YOUR INSTRUCTIONS: Leave out all pictures. Return exactly the lines from the top of the material through the line containing "0.32, 0.3, 0.29];".

MATERIAL PROVIDED:

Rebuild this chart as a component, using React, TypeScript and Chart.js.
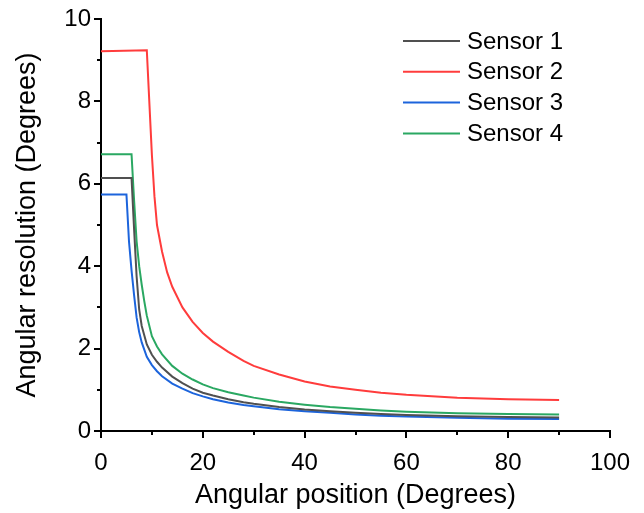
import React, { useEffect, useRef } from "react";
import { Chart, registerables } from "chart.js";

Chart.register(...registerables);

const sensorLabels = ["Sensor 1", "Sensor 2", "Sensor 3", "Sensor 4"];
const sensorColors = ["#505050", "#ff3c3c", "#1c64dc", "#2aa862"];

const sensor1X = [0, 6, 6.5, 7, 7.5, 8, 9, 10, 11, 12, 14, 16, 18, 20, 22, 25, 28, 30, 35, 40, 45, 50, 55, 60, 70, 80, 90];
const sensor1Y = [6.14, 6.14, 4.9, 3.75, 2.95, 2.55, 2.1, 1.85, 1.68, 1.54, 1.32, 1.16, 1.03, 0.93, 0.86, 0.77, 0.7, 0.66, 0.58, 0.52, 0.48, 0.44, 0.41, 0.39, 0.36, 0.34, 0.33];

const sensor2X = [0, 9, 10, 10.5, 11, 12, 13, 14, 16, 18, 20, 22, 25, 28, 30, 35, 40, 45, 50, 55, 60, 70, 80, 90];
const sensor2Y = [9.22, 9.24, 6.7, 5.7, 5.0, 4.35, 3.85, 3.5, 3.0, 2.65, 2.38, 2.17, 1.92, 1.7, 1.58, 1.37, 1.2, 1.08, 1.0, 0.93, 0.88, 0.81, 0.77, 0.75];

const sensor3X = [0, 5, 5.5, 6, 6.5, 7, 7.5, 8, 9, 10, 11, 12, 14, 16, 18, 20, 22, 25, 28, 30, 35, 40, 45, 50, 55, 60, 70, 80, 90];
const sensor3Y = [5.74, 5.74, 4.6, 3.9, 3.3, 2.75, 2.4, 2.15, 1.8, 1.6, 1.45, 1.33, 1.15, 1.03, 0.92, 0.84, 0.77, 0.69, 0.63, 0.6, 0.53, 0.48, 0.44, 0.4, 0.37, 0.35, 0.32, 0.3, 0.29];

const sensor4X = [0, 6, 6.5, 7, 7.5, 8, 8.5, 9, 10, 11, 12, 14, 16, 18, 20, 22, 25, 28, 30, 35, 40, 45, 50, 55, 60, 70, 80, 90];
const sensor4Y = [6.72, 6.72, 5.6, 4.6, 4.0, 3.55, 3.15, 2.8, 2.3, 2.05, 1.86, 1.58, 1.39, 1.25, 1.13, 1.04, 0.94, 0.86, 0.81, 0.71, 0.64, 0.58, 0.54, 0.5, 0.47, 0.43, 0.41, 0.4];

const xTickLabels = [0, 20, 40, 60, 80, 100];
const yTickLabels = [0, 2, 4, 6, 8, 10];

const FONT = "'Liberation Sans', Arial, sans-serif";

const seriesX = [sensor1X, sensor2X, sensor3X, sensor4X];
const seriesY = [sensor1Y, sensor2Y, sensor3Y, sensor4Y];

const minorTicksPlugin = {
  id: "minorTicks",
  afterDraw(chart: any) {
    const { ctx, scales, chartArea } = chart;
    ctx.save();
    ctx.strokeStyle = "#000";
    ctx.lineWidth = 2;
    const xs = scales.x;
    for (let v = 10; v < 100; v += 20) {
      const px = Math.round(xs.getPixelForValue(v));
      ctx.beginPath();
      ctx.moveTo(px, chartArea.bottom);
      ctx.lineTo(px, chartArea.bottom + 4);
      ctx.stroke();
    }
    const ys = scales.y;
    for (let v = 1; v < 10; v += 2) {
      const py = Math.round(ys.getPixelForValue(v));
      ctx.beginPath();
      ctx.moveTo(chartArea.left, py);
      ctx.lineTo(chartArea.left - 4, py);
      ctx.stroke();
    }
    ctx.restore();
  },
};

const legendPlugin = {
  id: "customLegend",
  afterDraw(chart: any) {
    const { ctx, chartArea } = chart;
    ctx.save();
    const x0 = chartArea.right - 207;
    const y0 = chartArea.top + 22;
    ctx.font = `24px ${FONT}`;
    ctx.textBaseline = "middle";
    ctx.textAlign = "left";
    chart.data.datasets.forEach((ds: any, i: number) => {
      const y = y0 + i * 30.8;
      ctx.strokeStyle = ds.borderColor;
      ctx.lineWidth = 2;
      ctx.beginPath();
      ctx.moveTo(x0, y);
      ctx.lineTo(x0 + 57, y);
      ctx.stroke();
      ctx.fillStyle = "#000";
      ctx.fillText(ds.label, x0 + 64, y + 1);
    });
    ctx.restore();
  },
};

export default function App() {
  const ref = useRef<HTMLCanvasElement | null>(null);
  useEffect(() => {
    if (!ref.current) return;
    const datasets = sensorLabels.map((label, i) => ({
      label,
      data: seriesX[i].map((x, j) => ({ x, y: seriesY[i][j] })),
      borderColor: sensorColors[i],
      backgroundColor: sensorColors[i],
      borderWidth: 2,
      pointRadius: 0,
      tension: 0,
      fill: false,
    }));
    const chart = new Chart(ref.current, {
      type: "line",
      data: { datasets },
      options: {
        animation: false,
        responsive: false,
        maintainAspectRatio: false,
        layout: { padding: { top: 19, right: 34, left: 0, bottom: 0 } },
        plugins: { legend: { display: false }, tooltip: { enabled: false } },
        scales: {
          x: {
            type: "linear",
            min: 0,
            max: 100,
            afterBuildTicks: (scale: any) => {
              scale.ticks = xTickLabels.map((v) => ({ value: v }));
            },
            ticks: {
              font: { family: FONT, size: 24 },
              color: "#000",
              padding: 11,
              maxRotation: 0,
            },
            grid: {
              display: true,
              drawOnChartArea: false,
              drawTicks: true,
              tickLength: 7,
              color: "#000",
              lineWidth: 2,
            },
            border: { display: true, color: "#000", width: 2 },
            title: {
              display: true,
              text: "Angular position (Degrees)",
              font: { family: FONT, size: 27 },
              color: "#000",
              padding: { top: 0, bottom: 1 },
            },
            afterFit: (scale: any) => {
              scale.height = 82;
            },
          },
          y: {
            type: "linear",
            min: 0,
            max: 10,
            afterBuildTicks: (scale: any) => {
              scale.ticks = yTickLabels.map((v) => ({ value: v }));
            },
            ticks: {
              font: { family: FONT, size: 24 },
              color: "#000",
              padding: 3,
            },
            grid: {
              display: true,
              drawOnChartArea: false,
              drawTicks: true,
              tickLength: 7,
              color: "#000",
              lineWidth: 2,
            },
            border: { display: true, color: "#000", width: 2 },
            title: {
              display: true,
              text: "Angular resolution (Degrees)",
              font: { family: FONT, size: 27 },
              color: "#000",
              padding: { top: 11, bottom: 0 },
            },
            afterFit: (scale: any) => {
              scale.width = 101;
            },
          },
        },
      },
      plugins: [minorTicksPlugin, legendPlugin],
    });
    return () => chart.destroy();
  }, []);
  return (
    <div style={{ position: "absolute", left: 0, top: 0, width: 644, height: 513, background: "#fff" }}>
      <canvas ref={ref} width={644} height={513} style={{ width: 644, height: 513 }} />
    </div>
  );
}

ANSWER TO THE EXERCISE:
Rebuild this chart as a component, using React, TypeScript and Chart.js.
import React, { useEffect, useRef } from "react";
import { Chart, registerables } from "chart.js";

Chart.register(...registerables);

const sensorLabels = ["Sensor 1", "Sensor 2", "Sensor 3", "Sensor 4"];
const sensorColors = ["#505050", "#ff3c3c", "#1c64dc", "#2aa862"];

const sensor1X = [0, 6, 6.5, 7, 7.5, 8, 9, 10, 11, 12, 14, 16, 18, 20, 22, 25, 28, 30, 35, 40, 45, 50, 55, 60, 70, 80, 90];
const sensor1Y = [6.14, 6.14, 4.9, 3.75, 2.95, 2.55, 2.1, 1.85, 1.68, 1.54, 1.32, 1.16, 1.03, 0.93, 0.86, 0.77, 0.7, 0.66, 0.58, 0.52, 0.48, 0.44, 0.41, 0.39, 0.36, 0.34, 0.33];

const sensor2X = [0, 9, 10, 10.5, 11, 12, 13, 14, 16, 18, 20, 22, 25, 28, 30, 35, 40, 45, 50, 55, 60, 70, 80, 90];
const sensor2Y = [9.22, 9.24, 6.7, 5.7, 5.0, 4.35, 3.85, 3.5, 3.0, 2.65, 2.38, 2.17, 1.92, 1.7, 1.58, 1.37, 1.2, 1.08, 1.0, 0.93, 0.88, 0.81, 0.77, 0.75];

const sensor3X = [0, 5, 5.5, 6, 6.5, 7, 7.5, 8, 9, 10, 11, 12, 14, 16, 18, 20, 22, 25, 28, 30, 35, 40, 45, 50, 55, 60, 70, 80, 90];
const sensor3Y = [5.74, 5.74, 4.6, 3.9, 3.3, 2.75, 2.4, 2.15, 1.8, 1.6, 1.45, 1.33, 1.15, 1.03, 0.92, 0.84, 0.77, 0.69, 0.63, 0.6, 0.53, 0.48, 0.44, 0.4, 0.37, 0.35, 0.32, 0.3, 0.29];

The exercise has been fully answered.